Answer by Dorothy Hohl-Lorenc:
I've worn false lashes, either individual or strip lashes, daily for many years.
Let's start with strip lashes. When you're just learning to apply them, look for a lash that has a very flexible band. Because of the way each lash is attached to the band, lashes that are more dense generally have a less flexible band than more natural density (less full) lashes.
First, hold the band up against on your lid at the lashline, to see if it fits. If it's a bit too long, trim the lashes from the outer end.
For adhesive, you have a choice between one that dries clear, or one that dries dark. I prefer the clear because I think it's easier to see when it's dried to the right stage before applying the lashes than the dark adhesive, but YMMV.
False eyelash adhesive is very similar in composition to rubber cement. You may have used rubber cement at some point to glue paper to paper. It's popular because when used correctly, you can separate the glued parts without damaging them - which is exactly what you want when wearing false lashes - to remove them without damaging them OR your own lashes. Like rubber cement, lash adhesive is applied to only that which you'll want to remove later (the lashes). To get a strong - but temporary - bond, you apply the adhesive to the lash band only, let dry until it's tacky (no longer liquidy), then lay the lashes down on your lid at the lashline. When done properly, when you remove the lashes you can just gently peel them off your lid, and all the dried adhesive will remain stuck to the lash band; not your skin or your own lashes.
The mistakes I see most frequently with false lashes are applying too much adhesive and/or attempting to put the lashes in place before the glue has become sufficiently tacky. These are both very important! Using too much adhesive will mean you have to wait longer to set the lashes in place, and not waiting long enough for the glue to become tacky means the adhesive will ooze out from under the band and onto your own lashes, making the false lashes more difficult to remove without damaging your lashes and the falsies. I recommend practicing with a cheap set of lashes. Apply the adhesive in a thin line, on the band only, using a toothpick. Let it dry for 30-60 seconds, then stick the lashes down on the back of your hand.

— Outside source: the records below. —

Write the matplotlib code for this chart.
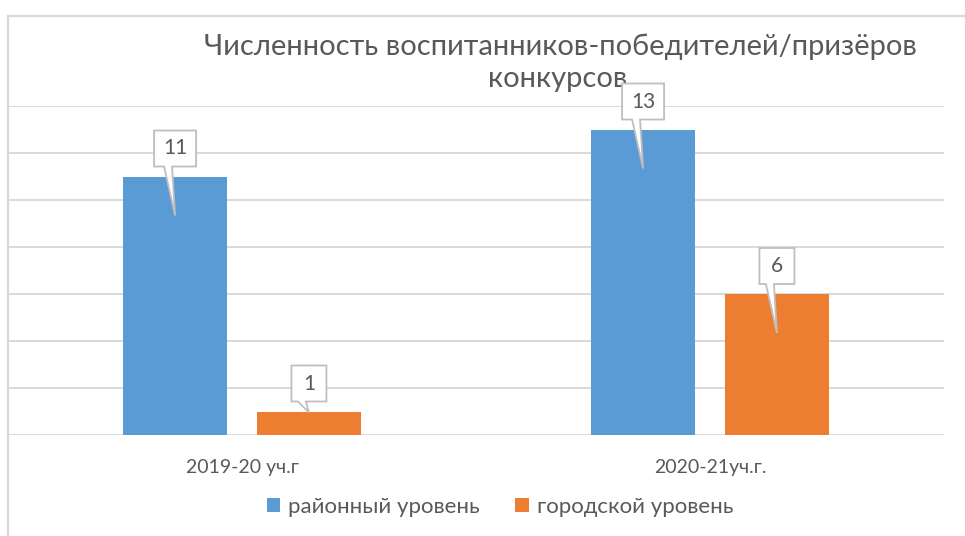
import matplotlib
matplotlib.use("Agg")
import matplotlib.pyplot as plt
import numpy as np
from matplotlib.patches import Polygon, Patch
from matplotlib.lines import Line2D

# ---- data ----
categories = ["2019-20 уч.г", "2020-21уч.г."]
series_names = ["районный уровень", "городской уровень"]
district = [11, 13]
city = [1, 6]
title_lines = ["Численность воспитанников-победителей/призёров", "конкурсов"]

# ---- style ----
BLUE = "#5B9BD5"
ORANGE = "#ED7D31"
GRID = "#D9D9D9"
TXT = "#595959"
FONT = ["Lato", "DejaVu Sans"]
plt.rcParams["font.family"] = FONT

W, H = 965, 536
fig = plt.figure(figsize=(W / 100, H / 100), dpi=100)
fig.patch.set_facecolor("white")

ax = fig.add_axes([8 / W, (H - 435) / H, (944 - 8) / W, (435 - 106) / H])
ax.set_xlim(-0.5, 1.5)
ax.set_ylim(0, 14)

x = np.arange(len(categories))
off = 0.143
bw = 0.224
ax.bar(x - off, district, width=bw, color=BLUE, zorder=2, label=series_names[0])
ax.bar(x + off, city, width=bw, color=ORANGE, zorder=2, label=series_names[1])

ax.set_yticks(np.arange(0, 15, 2))
ax.yaxis.grid(True, color=GRID, linewidth=1.4)
ax.set_axisbelow(True)
ax.tick_params(axis="y", left=False, labelleft=False)
ax.tick_params(axis="x", bottom=False, pad=14, labelsize=14, labelcolor=TXT)
ax.set_xticks(x)
ax.set_xticklabels(categories)
for s in ax.spines.values():
    s.set_visible(False)

# figure border (top and left edges)
fig.add_artist(Line2D([8 / W, 1.0], [(H - 16) / H, (H - 16) / H], color=GRID,
                      linewidth=1.6, transform=fig.transFigure))
fig.add_artist(Line2D([8 / W, 8 / W], [0, (H - 16) / H], color=GRID,
                      linewidth=1.6, transform=fig.transFigure))

# title (two lines, centred)
fig.text(560 / W, (H - 47) / H, title_lines[0], ha="center", va="center",
         fontsize=21, color=TXT)
fig.text(558 / W, (H - 79) / H, title_lines[1], ha="center", va="center",
         fontsize=21, color=TXT)

# callout data labels (drawn in pixel space)
def callout(xc, v):
    cx, top = ax.transData.transform((xc, v))
    _, base = ax.transData.transform((xc, 0))
    label = str(v)
    bwid = 42 if len(label) > 1 else 35
    bh = 36
    cy = top + 28
    L, R = cx - bwid / 2, cx + bwid / 2
    B, T = cy - bh / 2, cy + bh / 2
    depth = 39 if (top - base) > 60 else 1
    tip = (cx, top - depth)
    pts = [(L, B), (cx - 11, B), tip, (cx - 3, B), (R, B), (R, T), (L, T)]
    poly = Polygon(pts, closed=True, facecolor="white", edgecolor="#BFBFBF",
                   linewidth=1.3, transform=None, zorder=5)
    fig.add_artist(poly)
    fig.text(cx / W, cy / H, label, ha="center", va="center", fontsize=15,
             color=TXT, zorder=6)

for i in range(len(categories)):
    callout(x[i] - off, district[i])
    callout(x[i] + off, city[i])

handles = [Patch(facecolor=BLUE), Patch(facecolor=ORANGE)]
fig.legend(handles, series_names, loc="center", bbox_to_anchor=(500 / W, (H - 507) / H),
           ncol=2, frameon=False, fontsize=16, labelcolor=TXT, handlelength=0.62,
           handleheight=0.62, handletextpad=0.35, columnspacing=1.6)

fig.savefig("out.png", dpi=100)
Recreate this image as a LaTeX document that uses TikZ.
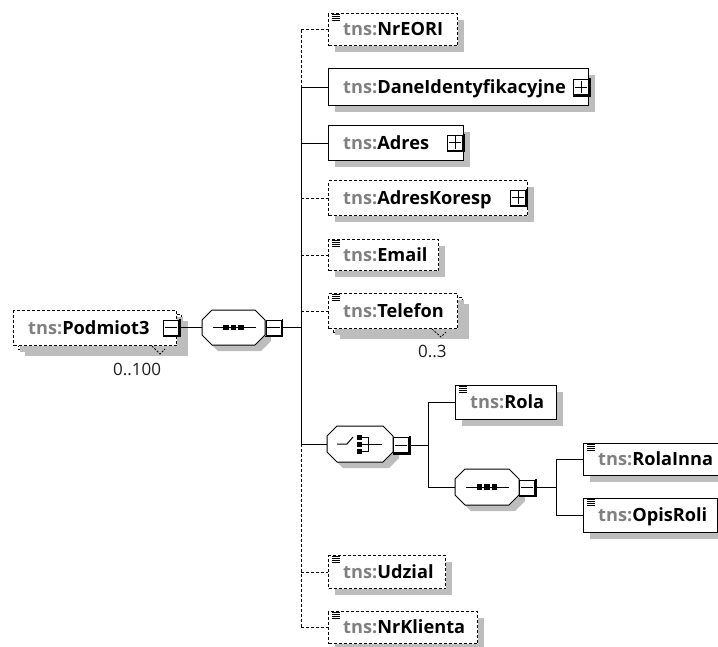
\documentclass[tikz,border=0pt]{standalone}
\usepackage{fontspec}
\setmainfont{Open Sans}
\usetikzlibrary{shadows}
\definecolor{shadowc}{HTML}{BDBDBD}
\definecolor{prefixc}{HTML}{808080}
\definecolor{occc}{HTML}{202020}
\tikzset{
  opt/.style={dash pattern=on 3pt off 2pt},
  shd/.style={drop shadow={shadow xshift=6pt,shadow yshift=-6pt,fill=shadowc,opacity=1}},
  ebox/.style={rectangle,draw=black,line width=1pt,fill=white,inner sep=0pt},
  lbl/.style={inner sep=0pt,anchor=west,font=\bfseries\fontsize{18.2}{22}\selectfont,
              text height=15pt,text depth=3pt},
  compbox/.style={rectangle,inner sep=0pt},
  xbox/.style={rectangle,draw=black,line width=0.9pt,fill=white,minimum size=15pt,inner sep=0pt},
  occ/.style={inner sep=0pt,anchor=base west,text=occc,font=\fontsize{17}{20}\selectfont},
  wire/.style={line width=1pt,draw=black},
}
% element box: name, x1, y1, x2, y2, border style, label
\newcommand\elem[7]{%
  \node[ebox,shd,#6,anchor=north west,minimum width={#4-#2},minimum height={#5-#3}] (#1) at (#2,#3) {};
  \node[lbl] (#1-l) at ([xshift=15pt]#1.west) {\textcolor{prefixc}{tns:}#7};
}
% compositor: name, centre x, centre y, width, height (octagon with 10pt corners)
\newcommand\octpath[5]{%
  ({#1+#3/2-10},{#2-#4/2}) -- ({#1+#3/2},{#2-#4/2+10}) -- ({#1+#3/2},{#2+#4/2-10})
  -- ({#1+#3/2-10},{#2+#4/2}) -- ({#1-#3/2+10},{#2+#4/2}) -- ({#1-#3/2},{#2+#4/2-10})
  -- ({#1-#3/2},{#2-#4/2+10}) -- ({#1-#3/2+10},{#2-#4/2}) -- cycle}
\newcommand\compositor[5]{%
  \node[compbox,minimum width=#4,minimum height=#5] (#1) at (#2,#3) {};
  \fill[shadowc] \octpath{#2+6}{#3+6}{#4}{#5}{};
  \draw[line width=1pt,fill=white] \octpath{#2}{#3}{#4}{#5}{};
}
% simple-type mark in the upper left corner
\newcommand\typemark[1]{%
  \foreach \d in {1.6,3.4,5.2,7.0}
    \draw[line width=0.85pt] ([xshift=3.5pt,yshift=-\d pt]#1.north west) -- ++(8pt,0);
}
% expand / collapse box: name, x, y, plus|minus
\newcommand\xpand[4]{%
  \node[xbox] (#1) at (#2,#3) {};
  \draw[line width=1.5pt] ([xshift=1.1pt,yshift=1pt]#1.north east) -- ([xshift=1.1pt,yshift=-1.1pt]#1.south east)
        -- ([xshift=-0.5pt,yshift=-1.1pt]#1.south west);
  \draw[line width=0.9pt] ([xshift=1.5pt]#1.west) -- ([xshift=-1.5pt]#1.east);
  \ifx#4p\draw[line width=0.9pt] ([yshift=-1.5pt]#1.north) -- ([yshift=1.5pt]#1.south);\fi
}
% sequence mark inside a compositor
\newcommand\seqmark[1]{%
  \draw[line width=1pt] ([xshift=-21pt]#1.center) -- ([xshift=22pt]#1.center);
  \foreach \dx in {-7.5,0,7.5}
    \fill ([xshift=\dx pt]#1.center) +(-2.6pt,-2.6pt) rectangle +(2.6pt,2.6pt);
}
\begin{document}
\begin{tikzpicture}[x=1pt,y=-1pt]
\useasboundingbox (0,0) rectangle (718,646);
\coordinate (spx) at (301,0);
\coordinate (spy) at (428,0);
\coordinate (spz) at (556,0);

% root element (repeated)
\node[ebox,shd,opt,anchor=north west,minimum width=163,minimum height=35] (p3back) at (18,314) {};
\elem{p3}{13}{310}{176}{345}{opt}{Podmiot3}
\xpand{p3x}{171}{327.5}{m}
\draw[line width=0.8pt,dash pattern=on 2pt off 1.5pt] (152,346) -- (160,354) -- (165,349);
\node[occ] (p3occ) at (113,375) {0..100};

% top sequence
\compositor{seq1}{233.5}{327.5}{63}{35}
\seqmark{seq1}
\xpand{seq1x}{273.5}{327.5}{m}

% children of the sequence
\elem{nreori}{328}{13}{457}{45}{opt}{NrEORI}
\typemark{nreori}
\elem{daneid}{328}{68}{588}{105}{solid}{DaneIdentyfikacyjne}
\xpand{daneidx}{581}{87}{p}
\elem{adres}{328}{125}{463}{160}{solid}{Adres}
\xpand{adresx}{455}{142.5}{p}
\elem{adrk}{328}{180}{527}{215}{opt}{AdresKoresp}
\xpand{adrkx}{518}{197.5}{p}
\elem{email}{328}{239}{438}{270}{opt}{Email}
\typemark{email}
\node[ebox,shd,opt,anchor=north west,minimum width=129,minimum height=35] (telback) at (333,297) {};
\elem{tel}{328}{293}{457}{328}{opt}{Telefon}
\typemark{tel}
\draw[line width=0.8pt,dash pattern=on 2pt off 1.5pt] (432,329) -- (441,337) -- (446,332);
\node[occ] (telocc) at (418,357) {0..3};

% choice
\compositor{ch}{360}{444}{66}{36}
\draw[line width=1pt] ([xshift=-23pt]ch.center) -- ([xshift=-13pt]ch.center) -- ([xshift=-7pt,yshift=7pt]ch.center);
\foreach \dy in {6.5,-0.5,-7.5}
  \fill ([yshift=\dy pt]ch.center) +(-3pt,-2.6pt) rectangle +(2pt,2.6pt);
\draw[line width=1pt] ([xshift=2pt,yshift=6.5pt]ch.center) -- ([xshift=8pt,yshift=6.5pt]ch.center)
      -- ([xshift=8pt,yshift=-7.5pt]ch.center) -- ([xshift=2pt,yshift=-7.5pt]ch.center);
\draw[line width=1pt] ([xshift=2pt,yshift=-0.5pt]ch.center) -- ([xshift=22pt,yshift=-0.5pt]ch.center);
\xpand{chx}{401}{445}{m}

\elem{rola}{455}{385}{556}{419}{solid}{Rola}
\typemark{rola}

\compositor{seq2}{487}{487}{64}{36}
\seqmark{seq2}
\xpand{seq2x}{527}{487.5}{m}

\elem{rinna}{583}{443}{722}{475}{solid}{RolaInna}
\typemark{rinna}
\elem{opis}{583}{498}{717}{532}{solid}{OpisRoli}
\typemark{opis}

\elem{udz}{328}{555}{445}{588}{opt}{Udzial}
\typemark{udz}
\elem{nrk}{328}{611}{477}{643}{opt}{NrKlienta}
\typemark{nrk}

% connectors
\draw[wire] (p3x.east) -- (seq1.west);
\draw[wire] (seq1x.east) -- (seq1x.east -| spx);
\draw[wire,opt] (nreori.west -| spx) -- (daneid.west -| spx);
\draw[wire] (daneid.west -| spx) -- (ch.west -| spx);
\draw[wire,opt] (ch.west -| spx) -- (nrk.west -| spx);
\draw[wire,opt] (nreori.west -| spx) -- (nreori.west);
\draw[wire] (daneid.west -| spx) -- (daneid.west);
\draw[wire] (adres.west -| spx) -- (adres.west);
\draw[wire,opt] (adrk.west -| spx) -- (adrk.west);
\draw[wire,opt] (email.west -| spx) -- (email.west);
\draw[wire,opt] (tel.west -| spx) -- (tel.west);
\draw[wire] (ch.west -| spx) -- (ch.west);
\draw[wire,opt] (udz.west -| spx) -- (udz.west);
\draw[wire,opt] (nrk.west -| spx) -- (nrk.west);

\draw[wire] (chx.east) -- (chx.east -| spy);
\draw[wire] (rola.west -| spy) -- (seq2.west -| spy);
\draw[wire] (rola.west -| spy) -- (rola.west);
\draw[wire] (seq2.west -| spy) -- (seq2.west);

\draw[wire] (seq2x.east) -- (seq2x.east -| spz);
\draw[wire] (rinna.west -| spz) -- (opis.west -| spz);
\draw[wire] (rinna.west -| spz) -- (rinna.west);
\draw[wire] (opis.west -| spz) -- (opis.west);
\end{tikzpicture}
\end{document}
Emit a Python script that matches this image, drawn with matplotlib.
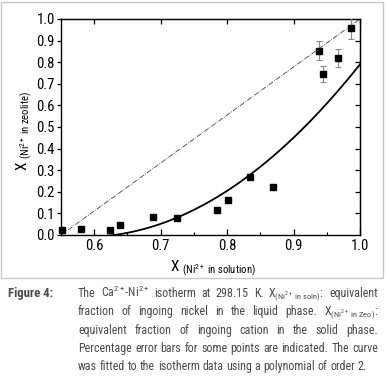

If you've used the right amount of glue, and have let it dry to the right degree of tackiness, you should get an instant bond with no glue oozing out from under the band. The length of time it will take for the adhesive to become tacky will vary with the amount of glue you use, and the temperature and humidity in the room. As the adhesive begins to dry, you'll see it begin to turn from opaque to translucent. With practice, you'll be able to see when the glue has reached the tacky stage and it's time to apply the lashes.
Most instructions say it's easiest to apply false lashes by first adhering them to the center of your lid, then the inner and outer corners, but that never worked for me; I could never get the lashes centered the same on both eyes! So, while I was still in the learning phase, I'll place a tiny dot (using an eyeliner pencil) at the base of my lashes near the inner corner of each eye where I wanted the strip to start. Then, I'd lay down the lashes beginning at that dot at the inner corner, and work my way across the lid to the outer corner of my eye. Once the strip is laid down, I take a cotton swab and gently press down on the band from one end to the other, to ensure a tight bond.
Some people swear by the plastic gizmos that hold strip lashes in a curve while you apply the adhesive and then, when the glue has become tacky, use it to place the lashes, but those always seemed cumbersome to me. I use a pair of slant-tip tweezers to pick up the lashes (holding them near the inner corner) and maneuver them in place. Some people just use their fingers. That's one of those things that you have to practice to see which works best for you.